— Start —

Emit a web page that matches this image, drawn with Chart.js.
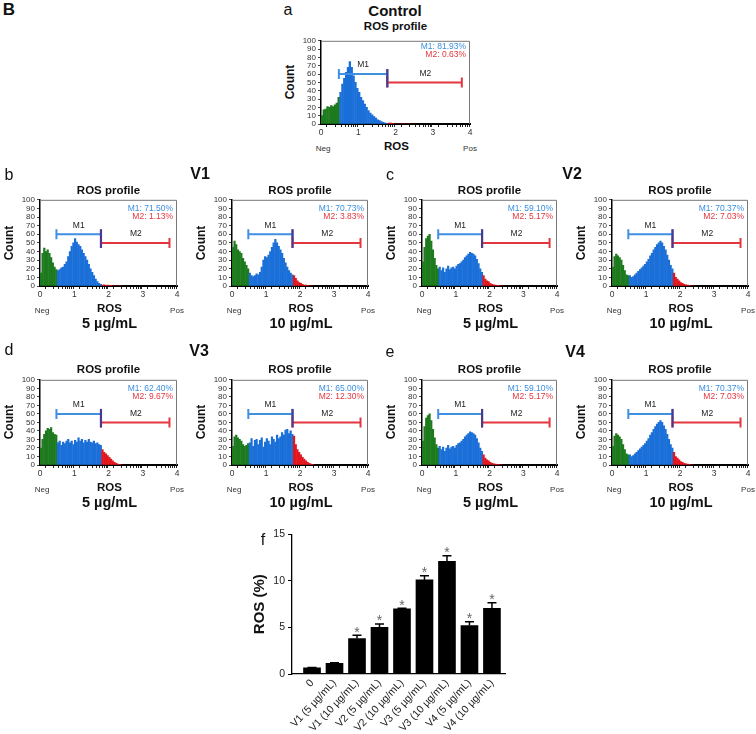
<!DOCTYPE html>
<html>
<head>
<meta charset="utf-8">
<script src="https://cdn.jsdelivr.net/npm/chart.js@4.4.0/dist/chart.umd.min.js"></script>
<style>
  body { margin: 0; background: #fff; }
  #page { position: relative; width: 756px; height: 734px; overflow: hidden; font-family: "Liberation Sans", Arial, sans-serif; color: #111; }
  #page canvas { position: absolute; }
  .t { position: absolute; white-space: nowrap; line-height: 1; transform: translate(-50%, -50%); }
</style>
</head>
<body>
<div id="page"></div>
<script>
// ROS axis bins (centre of each 0.05 wide bin)
const binCenters = [
  0.025, 0.075, 0.125, 0.175, 0.225, 0.275, 0.325, 0.375, 0.425, 0.475,
  0.525, 0.575, 0.625, 0.675, 0.725, 0.775, 0.825, 0.875, 0.925, 0.975,
  1.025, 1.075, 1.125, 1.175, 1.225, 1.275, 1.325, 1.375, 1.425, 1.475,
  1.525, 1.575, 1.625, 1.675, 1.725, 1.775, 1.825, 1.875, 1.925, 1.975,
  2.025, 2.075, 2.125, 2.175, 2.225, 2.275, 2.325, 2.375
];

// counts per bin
const controlCounts = [10, 17, 18, 21, 20, 22, 21, 23, 25, 32,
  38, 48, 55, 62, 68, 75, 68, 58, 50, 43, 38, 32, 28, 24, 20, 16, 13, 11, 9, 7, 5, 4, 3, 2, 1, 0.5,
  1, 1, 0.5, 0, 0, 0, 0, 0, 0, 0, 0, 0];
const v1LowCounts = [15, 38, 44, 40, 42, 38, 33, 27, 22, 19,
  18, 19, 21, 22, 25, 28, 34, 40, 46, 50, 55, 51, 48, 46, 42, 38, 34, 30, 25, 20, 16, 12, 8, 5, 3, 2,
  1, 1.5, 0.5, 1, 0.5, 0.5, 0, 0, 0, 0, 0, 0];
const v1HighCounts = [45, 52, 48, 42, 40, 38, 32, 28, 24, 20,
  15, 12, 11, 12, 14, 13, 16, 22, 30, 34, 33, 36, 40, 45, 50, 54, 50, 46, 42, 38, 32, 27, 22, 18, 15, 13,
  12, 9, 6, 4, 3, 2, 1, 1, 0.5, 0, 0, 0];
const v2LowCounts = [28, 45, 55, 58, 60, 52, 42, 32, 24, 20,
  22, 18, 21, 16, 20, 23, 19, 21, 22, 20, 23, 25, 26, 28, 30, 33, 35, 37, 39, 38, 37, 35, 31, 26, 20, 16,
  12, 8, 6, 5, 3, 2, 1.5, 1, 0.5, 0.5, 0, 0];
const v2HighCounts = [22, 34, 37, 35, 33, 30, 24, 18, 13, 12,
  12, 10, 11, 13, 15, 17, 19, 21, 23, 25, 28, 31, 35, 38, 42, 45, 48, 50, 52, 50, 46, 42, 36, 30, 24, 20,
  15, 10, 8, 6, 4, 3, 2, 1.5, 1, 0.5, 0, 0];
const v3LowCounts = [20, 30, 36, 40, 43, 42, 44, 38, 36, 35,
  26, 28, 23, 27, 25, 28, 30, 26, 28, 24, 29, 27, 32, 28, 30, 26, 29, 27, 30, 27, 26, 28, 25, 26, 24, 23,
  18, 15, 13, 11, 9, 7, 5, 3, 2, 1, 0.5, 0];
const v3HighCounts = [22, 33, 35, 32, 30, 28, 24, 22, 23, 25,
  26, 31, 22, 29, 30, 24, 29, 32, 21, 27, 31, 28, 24, 33, 30, 27, 35, 31, 33, 38, 35, 41, 42, 37, 40, 36,
  34, 24, 18, 15, 12, 9, 7, 5, 3, 2, 1, 0.5];
// the V4 panels in the figure are the same plots as V2
const v4LowCounts = v2LowCounts;
const v4HighCounts = v2HighCounts;

// gates
const m1Gate = [0.48, 1.78];
const m2Gate = [1.78, 3.78];
const m1Level = 60;
const m2Level = 50;
const countTicks = [0, 10, 20, 30, 40, 50, 60, 70, 80, 90, 100];
const rosTickLabels = ['0', '1', '2', '3', '4'];

// panel f
const groups = ['0', 'V1 (5 µg/mL)', 'V1 (10 µg/mL)', 'V2 (5 µg/mL)', 'V2 (10 µg/mL)',
  'V3 (5 µg/mL)', 'V3 (10 µg/mL)', 'V4 (5 µg/mL)', 'V4 (10 µg/mL)'];
const rosMean = [0.65, 1.15, 3.8, 5.0, 7.0, 10.1, 12.1, 5.2, 7.05];
const rosErr = [0.05, 0.05, 0.35, 0.38, 0.05, 0.45, 0.6, 0.4, 0.6];
const significant = [false, false, true, true, true, true, true, true, true];
const rosPctTicks = [0, 5, 10, 15];

Chart.defaults.font.family = '"Liberation Sans", Arial, sans-serif';
Chart.defaults.color = '#222';

const page = document.getElementById('page');

function addCanvas(left, top, w, h) {
  const c = document.createElement('canvas');
  c.width = w; c.height = h;
  c.style.left = left + 'px'; c.style.top = top + 'px';
  c.style.width = w + 'px'; c.style.height = h + 'px';
  page.appendChild(c);
  return c;
}

function addText(txt, x, y, css, rot) {
  const d = document.createElement('div');
  d.className = 't';
  d.textContent = txt;
  d.style.cssText += css;
  d.style.left = x + 'px'; d.style.top = y + 'px';
  if (rot) d.style.transform = 'translate(-50%, -50%) rotate(-90deg)';
  page.appendChild(d);
}

const GREEN = '#1d7a1d', BLUE = '#1b6fd8', RED = '#e3161e';

function binColor(x) {
  if (x < m1Gate[0]) return GREEN;
  if (x < m2Gate[0]) return BLUE;
  return RED;
}

function drawGate(ctx, xs, ys, gate, level, color) {
  const x0 = xs.getPixelForValue(gate[0]);
  const x1 = xs.getPixelForValue(gate[1]);
  const py = ys.getPixelForValue(level);
  ctx.strokeStyle = color;
  ctx.lineWidth = 2;
  ctx.beginPath();
  ctx.moveTo(x0, py); ctx.lineTo(x1, py);
  ctx.moveTo(x0, py - 5); ctx.lineTo(x0, py + 5);
  ctx.moveTo(x1, py - 5); ctx.lineTo(x1, py + 5);
  ctx.stroke();
}

const gatePlugin = {
  id: 'gates',
  afterDatasetsDraw(chart, args, opts) {
    const { ctx, chartArea: a, scales: { x, y } } = chart;
    ctx.save();
    // frame (top and right)
    ctx.strokeStyle = '#777';
    ctx.lineWidth = 1;
    ctx.beginPath();
    ctx.moveTo(a.left, a.top + 0.5); ctx.lineTo(a.right - 0.5, a.top + 0.5); ctx.lineTo(a.right - 0.5, a.bottom);
    ctx.stroke();

    drawGate(ctx, x, y, m1Gate, m1Level, '#3f8fe2');
    drawGate(ctx, x, y, m2Gate, m2Level, '#e4363e');
    // joint of the two gates
    const jx = x.getPixelForValue(m2Gate[0]);
    ctx.strokeStyle = '#4b3a8c';
    ctx.lineWidth = 2.2;
    ctx.beginPath();
    ctx.moveTo(jx, y.getPixelForValue(m1Level) - 5); ctx.lineTo(jx, y.getPixelForValue(m2Level) + 5);
    ctx.stroke();

    ctx.font = '8.5px "Liberation Sans", Arial, sans-serif';
    ctx.fillStyle = '#222';
    ctx.textAlign = 'center';
    ctx.textBaseline = 'middle';
    ctx.fillText('M1', x.getPixelForValue((m1Gate[0] + m1Gate[1]) / 2), y.getPixelForValue(m1Level) - 9);
    ctx.fillText('M2', x.getPixelForValue(2.8), y.getPixelForValue(m2Level) - 9);

    ctx.textAlign = 'right';
    ctx.fillStyle = '#3a8ee0';
    ctx.fillText('M1: ' + opts.m1, a.right - 4, a.top + opts.textTop);
    ctx.fillStyle = '#e4363e';
    ctx.fillText('M2: ' + opts.m2, a.right - 4, a.top + opts.textTop + 8.5);
    ctx.restore();
  }
};

function histogram(p) {
  const w = p.R - p.L, h = p.B - p.T;
  const canvas = addCanvas(p.L - 24, p.T - 6, w + 30, h + 20);
  new Chart(canvas, {
    type: 'bar',
    data: {
      datasets: [{
        data: binCenters.map((x, i) => ({ x: x, y: p.counts[i] })),
        backgroundColor: ctx => binColor(binCenters[ctx.dataIndex]),
        borderWidth: 0,
        barPercentage: 1,
        categoryPercentage: 1
      }]
    },
    options: {
      responsive: false,
      animation: false,
      devicePixelRatio: 1,
      layout: { padding: { top: 6, right: 6, left: 0, bottom: 0 } },
      plugins: {
        legend: { display: false },
        tooltip: { enabled: false },
        gates: { m1: p.m1, m2: p.m2, textTop: p.textTop }
      },
      scales: {
        x: {
          type: 'linear',
          offset: false,
          min: 0, max: 4,
          afterFit: s => { s.height = 14; s.paddingLeft = 0; s.paddingRight = 0; },
          afterBuildTicks: s => {
            const t = [];
            rosTickLabels.forEach((lab, d) => {
              if (d < 4) {
                for (let k = 1; k < 10; k++) t.push({ value: d + Math.log10(k) });
              } else {
                t.push({ value: d });
              }
            });
            s.ticks = t;
          },
          ticks: {
            autoSkip: false, maxRotation: 0, padding: 1,
            font: { size: 8.5 }, color: '#333',
            callback: v => Number.isInteger(v) ? rosTickLabels[v] : ''
          },
          grid: { drawOnChartArea: false, tickLength: 3, tickColor: '#222', lineWidth: 1 },
          border: { color: '#000', width: 2 }
        },
        y: {
          min: 0, max: 100,
          afterFit: s => { s.width = 24; },
          afterBuildTicks: s => { s.ticks = countTicks.map(v => ({ value: v })); },
          ticks: { autoSkip: false, font: { size: 8 }, color: '#333', padding: 2 },
          grid: { drawOnChartArea: false, tickLength: 3, tickColor: '#444' },
          border: { color: '#000', width: 1.5 }
        }
      }
    },
    plugins: [gatePlugin]
  });

  const cx = (p.L + p.R) / 2;
  addText('ROS profile', cx, p.titleY, 'font-size:11.5px;font-weight:bold;');
  addText('Count', p.L - 31, (p.T + p.B) / 2, 'font-size:12px;font-weight:bold;', true);
  addText('Neg', p.L + 2, p.B + 25, 'font-size:8px;color:#333;');
  addText('ROS', cx + 1, p.B + 23, 'font-size:11.5px;font-weight:bold;');
  addText('Pos', p.R, p.B + 25, 'font-size:8px;color:#333;');
  if (p.conc) addText(p.conc, cx + 1, p.B + 37, 'font-size:14.5px;font-weight:bold;');
}

const panels = [
  { counts: controlCounts, m1: '81.93%', m2: '0.63%', L: 321, R: 470, T: 40, B: 124, titleY: 27, textTop: 5.5, conc: null },
  { counts: v1LowCounts, m1: '71.50%', m2: '1.13%', L: 40, R: 177, T: 199, B: 286, titleY: 190.5, textTop: 8.5, conc: '5 µg/mL' },
  { counts: v1HighCounts, m1: '70.73%', m2: '3.83%', L: 232, R: 368, T: 199, B: 286, titleY: 190.5, textTop: 8.5, conc: '10 µg/mL' },
  { counts: v2LowCounts, m1: '59.10%', m2: '5.17%', L: 422, R: 557, T: 199, B: 286, titleY: 190.5, textTop: 8.5, conc: '5 µg/mL' },
  { counts: v2HighCounts, m1: '70.37%', m2: '7.03%', L: 612, R: 748, T: 199, B: 286, titleY: 190.5, textTop: 8.5, conc: '10 µg/mL' },
  { counts: v3LowCounts, m1: '62.40%', m2: '9.67%', L: 40, R: 177, T: 379, B: 465, titleY: 370, textTop: 8.5, conc: '5 µg/mL' },
  { counts: v3HighCounts, m1: '65.00%', m2: '12.30%', L: 232, R: 368, T: 379, B: 465, titleY: 370, textTop: 8.5, conc: '10 µg/mL' },
  { counts: v4LowCounts, m1: '59.10%', m2: '5.17%', L: 422, R: 557, T: 379, B: 465, titleY: 370, textTop: 8.5, conc: '5 µg/mL' },
  { counts: v4HighCounts, m1: '70.37%', m2: '7.03%', L: 612, R: 748, T: 379, B: 465, titleY: 370, textTop: 8.5, conc: '10 µg/mL' }
];
panels.forEach(histogram);

// panel letters and group headings
addText('B', 9, 9, 'font-size:17px;font-weight:bold;');
addText('a', 288, 10, 'font-size:16px;');
addText('Control', 395, 10, 'font-size:15px;font-weight:bold;');
addText('b', 9, 175, 'font-size:16px;');
addText('V1', 200, 174, 'font-size:16px;font-weight:bold;');
addText('c', 390, 175, 'font-size:16px;');
addText('V2', 572, 174, 'font-size:16px;font-weight:bold;');
addText('d', 9, 350, 'font-size:16px;');
addText('V3', 199, 351, 'font-size:16px;font-weight:bold;');
addText('e', 390, 352, 'font-size:16px;');
addText('V4', 575, 352, 'font-size:16px;font-weight:bold;');
addText('f', 263, 540, 'font-size:16px;');

// ---- panel f: ROS (%) bar chart ----
const errorBars = {
  id: 'errorBars',
  afterDatasetsDraw(chart) {
    const { ctx, scales: { x, y } } = chart;
    ctx.save();
    ctx.strokeStyle = '#000';
    ctx.lineWidth = 1.5;
    ctx.font = '14px "Liberation Sans", Arial, sans-serif';
    ctx.textAlign = 'center';
    ctx.textBaseline = 'alphabetic';
    ctx.fillStyle = '#666';
    rosMean.forEach((m, i) => {
      const px = x.getPixelForValue(i);
      const top = y.getPixelForValue(m + rosErr[i]);
      ctx.beginPath();
      ctx.moveTo(px, y.getPixelForValue(m)); ctx.lineTo(px, top);
      ctx.moveTo(px - 4.5, top); ctx.lineTo(px + 4.5, top);
      ctx.stroke();
      if (significant[i]) ctx.fillText('*', px, top + 1.5);
    });
    ctx.restore();
  }
};

const barCanvas = addCanvas(248, 525, 264, 209);
new Chart(barCanvas, {
  type: 'bar',
  data: {
    datasets: [{
      data: rosMean.map((v, i) => ({ x: i, y: v })),
      backgroundColor: '#000',
      borderWidth: 0,
      barThickness: 17
    }]
  },
  options: {
    responsive: false,
    animation: false,
    devicePixelRatio: 1,
    layout: { padding: { top: 9, right: 7, left: 0, bottom: 0 } },
    plugins: { legend: { display: false }, tooltip: { enabled: false } },
    scales: {
      x: {
        type: 'linear',
        offset: false,
        min: -0.89, max: 8.58,
        afterFit: s => { s.height = 60; s.paddingLeft = 0; s.paddingRight = 0; },
        afterBuildTicks: s => { s.ticks = groups.map((g, i) => ({ value: i })); },
        ticks: {
          autoSkip: false, minRotation: 47, maxRotation: 47, padding: 0,
          font: { size: 10.5 }, color: '#222',
          callback: v => groups[v]
        },
        grid: { drawOnChartArea: false, tickLength: 3, tickColor: 'rgba(0,0,0,0)' },
        border: { color: '#000', width: 1.3 }
      },
      y: {
        min: 0, max: 15,
        afterFit: s => { s.width = 44; },
        afterBuildTicks: s => { s.ticks = rosPctTicks.map(v => ({ value: v })); },
        title: { display: true, text: 'ROS (%)', font: { size: 15, weight: 'bold' }, color: '#111', padding: { top: 3, bottom: 0 } },
        ticks: { autoSkip: false, font: { size: 10.5 }, color: '#222', padding: 3 },
        grid: { drawOnChartArea: false, tickLength: 4, tickColor: '#000' },
        border: { color: '#000', width: 1.3 }
      }
    }
  },
  plugins: [errorBars]
});
</script>
</body>
</html>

— End —

Instructions for the task: Pick out the lines above that hold the string "page" and show them.

Response:
Emit a web page that matches this image, drawn with Chart.js.
  #page { position: relative; width: 756px; height: 734px; overflow: hidden; font-family: "Liberation Sans", Arial, sans-serif; color: #111; }
  #page canvas { position: absolute; }
<div id="page"></div>
const page = document.getElementById('page');
  page.appendChild(c);
  page.appendChild(d);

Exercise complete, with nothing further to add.